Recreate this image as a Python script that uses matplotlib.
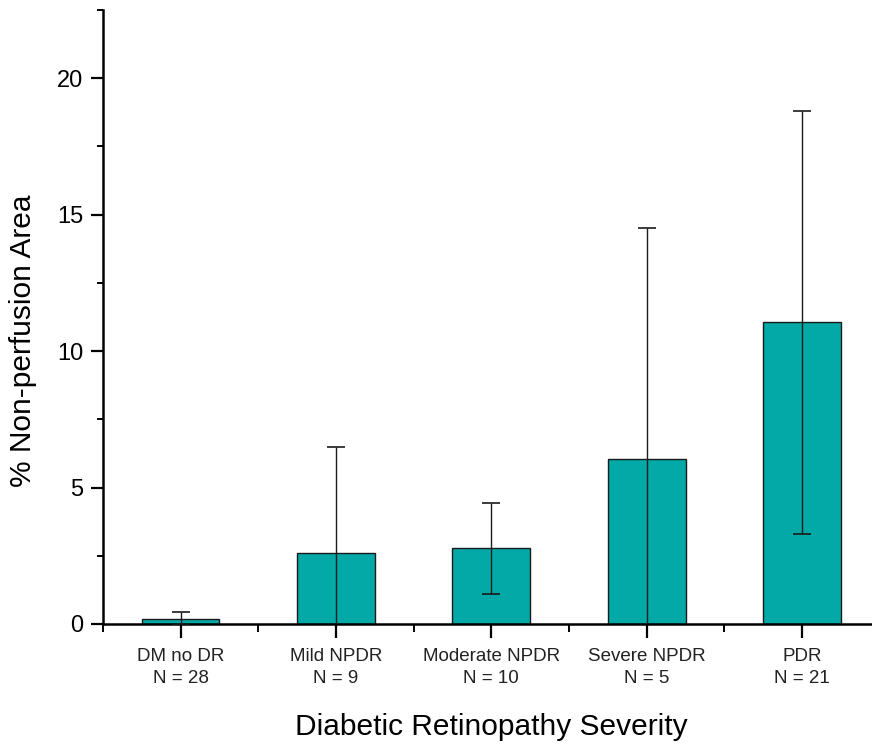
import numpy as np
import matplotlib.pyplot as plt
from matplotlib.ticker import MultipleLocator

plt.rcParams['font.family'] = ['Liberation Sans', 'DejaVu Sans']

groups = ['DM no DR', 'Mild NPDR', 'Moderate NPDR', 'Severe NPDR', 'PDR']
n_counts = [28, 9, 10, 5, 21]
means = [0.2, 2.6, 2.78, 6.05, 11.05]
sds = [0.25, 3.9, 1.67, 8.45, 7.75]

fig = plt.figure(figsize=(8.72, 7.47), dpi=100)
ax = fig.add_axes([0.118, 0.1647, 0.882, 0.822])

x = np.arange(len(groups))
ax.bar(x, means, width=0.5, color='#02a9a6', edgecolor='#1a1a1a', linewidth=1.0, zorder=2)
ax.errorbar(x, means, yerr=sds, fmt='none', ecolor='#1a1a1a', elinewidth=1.0,
            capsize=6.5, capthick=1.2, zorder=3)

ax.set_xlim(-0.5, 4.45)
ax.set_ylim(0, 22.5)
ax.set_xticks(x)
ax.set_xticklabels([g + '\nN = ' + str(n) for g, n in zip(groups, n_counts)],
                   fontsize=13.5, color='#222222', linespacing=1.45)
ax.set_xticks([-0.5, 0.5, 1.5, 2.5, 3.5], minor=True)
ax.yaxis.set_major_locator(MultipleLocator(5))
ax.yaxis.set_minor_locator(MultipleLocator(2.5))
ax.tick_params(axis='y', labelsize=17, length=9, width=1.6, direction='out', pad=5)
ax.tick_params(axis='y', which='minor', length=4, width=1.4)
ax.tick_params(axis='x', length=10, width=1.6, direction='out', pad=7)
ax.tick_params(axis='x', which='minor', length=6, width=1.4)

for s in ['top', 'right']:
    ax.spines[s].set_visible(False)
for s in ['left', 'bottom']:
    ax.spines[s].set_linewidth(1.8)

ax.set_ylabel('% Non-perfusion Area', fontsize=21.5)
ax.yaxis.set_label_coords(-0.086, 0.461)
ax.set_xlabel('Diabetic Retinopathy Severity', fontsize=21.5)
ax.xaxis.set_label_coords(0.505, -0.145)

fig.savefig('out.png', dpi=100)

_WHAT YOU HAVE TO DO:_ Repeat the material above in full and exactly, apart from the pictures.

_EXERCISE OUTPUT:_
Recreate this image as a Python script that uses matplotlib.
import numpy as np
import matplotlib.pyplot as plt
from matplotlib.ticker import MultipleLocator

plt.rcParams['font.family'] = ['Liberation Sans', 'DejaVu Sans']

groups = ['DM no DR', 'Mild NPDR', 'Moderate NPDR', 'Severe NPDR', 'PDR']
n_counts = [28, 9, 10, 5, 21]
means = [0.2, 2.6, 2.78, 6.05, 11.05]
sds = [0.25, 3.9, 1.67, 8.45, 7.75]

fig = plt.figure(figsize=(8.72, 7.47), dpi=100)
ax = fig.add_axes([0.118, 0.1647, 0.882, 0.822])

x = np.arange(len(groups))
ax.bar(x, means, width=0.5, color='#02a9a6', edgecolor='#1a1a1a', linewidth=1.0, zorder=2)
ax.errorbar(x, means, yerr=sds, fmt='none', ecolor='#1a1a1a', elinewidth=1.0,
            capsize=6.5, capthick=1.2, zorder=3)

ax.set_xlim(-0.5, 4.45)
ax.set_ylim(0, 22.5)
ax.set_xticks(x)
ax.set_xticklabels([g + '\nN = ' + str(n) for g, n in zip(groups, n_counts)],
                   fontsize=13.5, color='#222222', linespacing=1.45)
ax.set_xticks([-0.5, 0.5, 1.5, 2.5, 3.5], minor=True)
ax.yaxis.set_major_locator(MultipleLocator(5))
ax.yaxis.set_minor_locator(MultipleLocator(2.5))
ax.tick_params(axis='y', labelsize=17, length=9, width=1.6, direction='out', pad=5)
ax.tick_params(axis='y', which='minor', length=4, width=1.4)
ax.tick_params(axis='x', length=10, width=1.6, direction='out', pad=7)
ax.tick_params(axis='x', which='minor', length=6, width=1.4)

for s in ['top', 'right']:
    ax.spines[s].set_visible(False)
for s in ['left', 'bottom']:
    ax.spines[s].set_linewidth(1.8)

ax.set_ylabel('% Non-perfusion Area', fontsize=21.5)
ax.yaxis.set_label_coords(-0.086, 0.461)
ax.set_xlabel('Diabetic Retinopathy Severity', fontsize=21.5)
ax.xaxis.set_label_coords(0.505, -0.145)

fig.savefig('out.png', dpi=100)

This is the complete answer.